WHAT THE TASK REQUIRES: Return the first line, the line containing "802.3 + 802.2", and every line between them, exactly as they stand.
#### DATA SHOWN ####
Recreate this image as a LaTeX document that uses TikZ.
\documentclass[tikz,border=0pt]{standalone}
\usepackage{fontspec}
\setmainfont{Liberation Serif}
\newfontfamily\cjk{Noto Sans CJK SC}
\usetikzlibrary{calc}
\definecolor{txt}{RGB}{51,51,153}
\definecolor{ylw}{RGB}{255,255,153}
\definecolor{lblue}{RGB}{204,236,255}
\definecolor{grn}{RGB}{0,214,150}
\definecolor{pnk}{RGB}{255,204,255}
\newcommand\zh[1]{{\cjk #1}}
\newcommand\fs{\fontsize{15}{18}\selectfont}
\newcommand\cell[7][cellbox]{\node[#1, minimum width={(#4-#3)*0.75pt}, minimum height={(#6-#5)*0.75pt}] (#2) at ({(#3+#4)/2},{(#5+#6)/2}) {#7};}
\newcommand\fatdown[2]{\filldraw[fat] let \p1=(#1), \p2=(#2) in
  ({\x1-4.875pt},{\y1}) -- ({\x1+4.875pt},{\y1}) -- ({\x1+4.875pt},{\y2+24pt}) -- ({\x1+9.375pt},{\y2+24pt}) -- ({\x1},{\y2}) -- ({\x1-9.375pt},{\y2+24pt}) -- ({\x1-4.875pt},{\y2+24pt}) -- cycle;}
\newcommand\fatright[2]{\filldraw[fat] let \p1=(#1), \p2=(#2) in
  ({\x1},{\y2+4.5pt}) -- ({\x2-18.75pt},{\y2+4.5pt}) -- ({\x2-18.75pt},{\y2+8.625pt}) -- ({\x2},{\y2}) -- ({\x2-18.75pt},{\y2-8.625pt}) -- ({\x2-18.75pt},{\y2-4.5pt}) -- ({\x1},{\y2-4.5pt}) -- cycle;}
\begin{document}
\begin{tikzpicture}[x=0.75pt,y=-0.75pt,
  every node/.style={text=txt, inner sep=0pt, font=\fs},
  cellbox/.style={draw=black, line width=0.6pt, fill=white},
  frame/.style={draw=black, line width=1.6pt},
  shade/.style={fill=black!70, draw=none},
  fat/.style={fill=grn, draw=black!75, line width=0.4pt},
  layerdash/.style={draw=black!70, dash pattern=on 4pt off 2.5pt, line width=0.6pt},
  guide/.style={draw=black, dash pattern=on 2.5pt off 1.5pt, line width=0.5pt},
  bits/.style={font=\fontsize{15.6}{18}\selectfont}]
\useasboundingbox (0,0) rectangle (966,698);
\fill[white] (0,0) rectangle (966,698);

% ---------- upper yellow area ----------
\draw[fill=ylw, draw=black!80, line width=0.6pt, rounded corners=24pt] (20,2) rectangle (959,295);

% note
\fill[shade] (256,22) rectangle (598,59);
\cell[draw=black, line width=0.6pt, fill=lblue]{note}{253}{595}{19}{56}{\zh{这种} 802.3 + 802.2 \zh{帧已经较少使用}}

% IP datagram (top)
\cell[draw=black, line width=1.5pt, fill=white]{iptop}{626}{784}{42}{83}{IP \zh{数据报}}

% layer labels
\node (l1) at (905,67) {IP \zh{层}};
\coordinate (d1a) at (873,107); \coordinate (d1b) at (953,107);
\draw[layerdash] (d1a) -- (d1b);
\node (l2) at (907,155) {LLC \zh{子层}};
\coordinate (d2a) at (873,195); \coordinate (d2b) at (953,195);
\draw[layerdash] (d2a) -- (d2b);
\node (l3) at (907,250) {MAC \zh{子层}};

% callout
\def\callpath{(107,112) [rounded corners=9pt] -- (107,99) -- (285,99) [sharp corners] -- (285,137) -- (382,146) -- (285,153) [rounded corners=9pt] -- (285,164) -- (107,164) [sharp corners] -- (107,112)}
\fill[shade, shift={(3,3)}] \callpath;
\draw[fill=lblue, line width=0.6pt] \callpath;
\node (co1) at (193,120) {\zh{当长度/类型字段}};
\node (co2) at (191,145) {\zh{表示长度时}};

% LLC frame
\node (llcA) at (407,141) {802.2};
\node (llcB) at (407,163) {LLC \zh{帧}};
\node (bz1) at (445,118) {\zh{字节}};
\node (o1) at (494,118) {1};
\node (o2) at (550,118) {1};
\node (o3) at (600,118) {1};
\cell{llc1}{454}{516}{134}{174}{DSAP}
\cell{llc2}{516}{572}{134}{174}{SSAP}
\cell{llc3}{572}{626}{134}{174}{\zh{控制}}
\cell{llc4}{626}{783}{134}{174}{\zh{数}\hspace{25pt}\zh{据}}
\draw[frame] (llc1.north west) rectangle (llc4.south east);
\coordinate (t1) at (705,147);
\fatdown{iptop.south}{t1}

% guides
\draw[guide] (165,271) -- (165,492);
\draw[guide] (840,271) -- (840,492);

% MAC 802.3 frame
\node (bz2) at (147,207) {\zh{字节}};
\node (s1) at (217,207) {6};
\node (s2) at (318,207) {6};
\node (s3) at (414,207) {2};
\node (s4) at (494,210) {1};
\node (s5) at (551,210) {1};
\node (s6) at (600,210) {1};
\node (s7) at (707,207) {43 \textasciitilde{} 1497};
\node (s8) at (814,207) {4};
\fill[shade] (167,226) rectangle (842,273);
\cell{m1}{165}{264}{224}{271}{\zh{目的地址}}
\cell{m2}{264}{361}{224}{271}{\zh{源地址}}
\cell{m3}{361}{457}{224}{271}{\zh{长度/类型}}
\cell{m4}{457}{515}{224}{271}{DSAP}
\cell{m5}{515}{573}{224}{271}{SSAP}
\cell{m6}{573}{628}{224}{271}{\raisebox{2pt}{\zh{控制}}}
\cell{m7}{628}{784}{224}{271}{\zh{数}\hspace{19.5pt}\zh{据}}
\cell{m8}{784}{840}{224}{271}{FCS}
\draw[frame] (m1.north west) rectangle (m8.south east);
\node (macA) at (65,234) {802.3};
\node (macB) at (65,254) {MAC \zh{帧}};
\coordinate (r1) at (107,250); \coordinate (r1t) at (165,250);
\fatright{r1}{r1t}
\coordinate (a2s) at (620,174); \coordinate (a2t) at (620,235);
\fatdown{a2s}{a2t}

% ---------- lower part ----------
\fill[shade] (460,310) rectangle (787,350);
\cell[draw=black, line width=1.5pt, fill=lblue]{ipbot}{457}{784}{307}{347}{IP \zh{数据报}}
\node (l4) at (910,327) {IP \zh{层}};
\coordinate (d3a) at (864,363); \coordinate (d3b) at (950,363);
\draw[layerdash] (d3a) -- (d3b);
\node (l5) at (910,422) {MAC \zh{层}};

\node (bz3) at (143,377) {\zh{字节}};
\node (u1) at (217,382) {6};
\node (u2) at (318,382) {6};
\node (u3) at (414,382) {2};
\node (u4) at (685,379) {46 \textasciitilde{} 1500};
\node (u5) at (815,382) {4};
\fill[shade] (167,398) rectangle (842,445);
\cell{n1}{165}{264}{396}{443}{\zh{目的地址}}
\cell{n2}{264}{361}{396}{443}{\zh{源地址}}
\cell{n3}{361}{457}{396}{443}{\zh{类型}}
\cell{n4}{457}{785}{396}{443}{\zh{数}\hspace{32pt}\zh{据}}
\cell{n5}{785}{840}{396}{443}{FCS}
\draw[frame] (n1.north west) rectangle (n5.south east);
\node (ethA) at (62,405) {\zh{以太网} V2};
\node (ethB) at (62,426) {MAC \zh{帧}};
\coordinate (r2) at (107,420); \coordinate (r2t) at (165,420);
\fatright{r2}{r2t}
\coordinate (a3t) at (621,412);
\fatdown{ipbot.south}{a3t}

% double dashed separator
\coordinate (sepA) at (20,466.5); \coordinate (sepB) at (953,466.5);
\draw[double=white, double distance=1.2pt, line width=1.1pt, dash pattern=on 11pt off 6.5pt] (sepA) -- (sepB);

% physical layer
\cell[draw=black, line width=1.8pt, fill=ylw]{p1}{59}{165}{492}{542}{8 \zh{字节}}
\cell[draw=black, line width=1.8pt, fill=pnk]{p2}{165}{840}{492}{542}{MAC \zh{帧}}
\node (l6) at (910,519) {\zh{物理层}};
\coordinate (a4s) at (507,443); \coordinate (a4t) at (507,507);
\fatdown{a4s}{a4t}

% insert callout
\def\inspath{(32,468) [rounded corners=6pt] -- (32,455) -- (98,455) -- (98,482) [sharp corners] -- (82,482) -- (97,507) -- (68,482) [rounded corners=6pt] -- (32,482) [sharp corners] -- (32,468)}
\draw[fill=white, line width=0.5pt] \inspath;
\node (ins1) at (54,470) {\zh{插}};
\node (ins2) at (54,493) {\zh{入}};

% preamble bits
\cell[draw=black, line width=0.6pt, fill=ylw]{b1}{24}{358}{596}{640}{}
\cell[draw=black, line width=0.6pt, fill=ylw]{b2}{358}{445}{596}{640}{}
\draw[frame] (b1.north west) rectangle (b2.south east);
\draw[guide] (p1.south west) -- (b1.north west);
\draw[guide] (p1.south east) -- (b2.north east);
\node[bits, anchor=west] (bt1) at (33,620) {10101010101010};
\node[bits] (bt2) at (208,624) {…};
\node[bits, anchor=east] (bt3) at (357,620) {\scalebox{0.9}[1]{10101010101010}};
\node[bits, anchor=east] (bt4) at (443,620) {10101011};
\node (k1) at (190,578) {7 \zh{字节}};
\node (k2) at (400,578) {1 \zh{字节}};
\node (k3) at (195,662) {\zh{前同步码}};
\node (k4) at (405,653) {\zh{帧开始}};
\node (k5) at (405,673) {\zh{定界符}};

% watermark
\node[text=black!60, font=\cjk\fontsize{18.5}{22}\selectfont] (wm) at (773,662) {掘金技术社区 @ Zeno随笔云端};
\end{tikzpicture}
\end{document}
####
RESULT OF THIS EXERCISE:
Recreate this image as a LaTeX document that uses TikZ.
\documentclass[tikz,border=0pt]{standalone}
\usepackage{fontspec}
\setmainfont{Liberation Serif}
\newfontfamily\cjk{Noto Sans CJK SC}
\usetikzlibrary{calc}
\definecolor{txt}{RGB}{51,51,153}
\definecolor{ylw}{RGB}{255,255,153}
\definecolor{lblue}{RGB}{204,236,255}
\definecolor{grn}{RGB}{0,214,150}
\definecolor{pnk}{RGB}{255,204,255}
\newcommand\zh[1]{{\cjk #1}}
\newcommand\fs{\fontsize{15}{18}\selectfont}
\newcommand\cell[7][cellbox]{\node[#1, minimum width={(#4-#3)*0.75pt}, minimum height={(#6-#5)*0.75pt}] (#2) at ({(#3+#4)/2},{(#5+#6)/2}) {#7};}
\newcommand\fatdown[2]{\filldraw[fat] let \p1=(#1), \p2=(#2) in
  ({\x1-4.875pt},{\y1}) -- ({\x1+4.875pt},{\y1}) -- ({\x1+4.875pt},{\y2+24pt}) -- ({\x1+9.375pt},{\y2+24pt}) -- ({\x1},{\y2}) -- ({\x1-9.375pt},{\y2+24pt}) -- ({\x1-4.875pt},{\y2+24pt}) -- cycle;}
\newcommand\fatright[2]{\filldraw[fat] let \p1=(#1), \p2=(#2) in
  ({\x1},{\y2+4.5pt}) -- ({\x2-18.75pt},{\y2+4.5pt}) -- ({\x2-18.75pt},{\y2+8.625pt}) -- ({\x2},{\y2}) -- ({\x2-18.75pt},{\y2-8.625pt}) -- ({\x2-18.75pt},{\y2-4.5pt}) -- ({\x1},{\y2-4.5pt}) -- cycle;}
\begin{document}
\begin{tikzpicture}[x=0.75pt,y=-0.75pt,
  every node/.style={text=txt, inner sep=0pt, font=\fs},
  cellbox/.style={draw=black, line width=0.6pt, fill=white},
  frame/.style={draw=black, line width=1.6pt},
  shade/.style={fill=black!70, draw=none},
  fat/.style={fill=grn, draw=black!75, line width=0.4pt},
  layerdash/.style={draw=black!70, dash pattern=on 4pt off 2.5pt, line width=0.6pt},
  guide/.style={draw=black, dash pattern=on 2.5pt off 1.5pt, line width=0.5pt},
  bits/.style={font=\fontsize{15.6}{18}\selectfont}]
\useasboundingbox (0,0) rectangle (966,698);
\fill[white] (0,0) rectangle (966,698);

% ---------- upper yellow area ----------
\draw[fill=ylw, draw=black!80, line width=0.6pt, rounded corners=24pt] (20,2) rectangle (959,295);

% note
\fill[shade] (256,22) rectangle (598,59);
\cell[draw=black, line width=0.6pt, fill=lblue]{note}{253}{595}{19}{56}{\zh{这种} 802.3 + 802.2 \zh{帧已经较少使用}}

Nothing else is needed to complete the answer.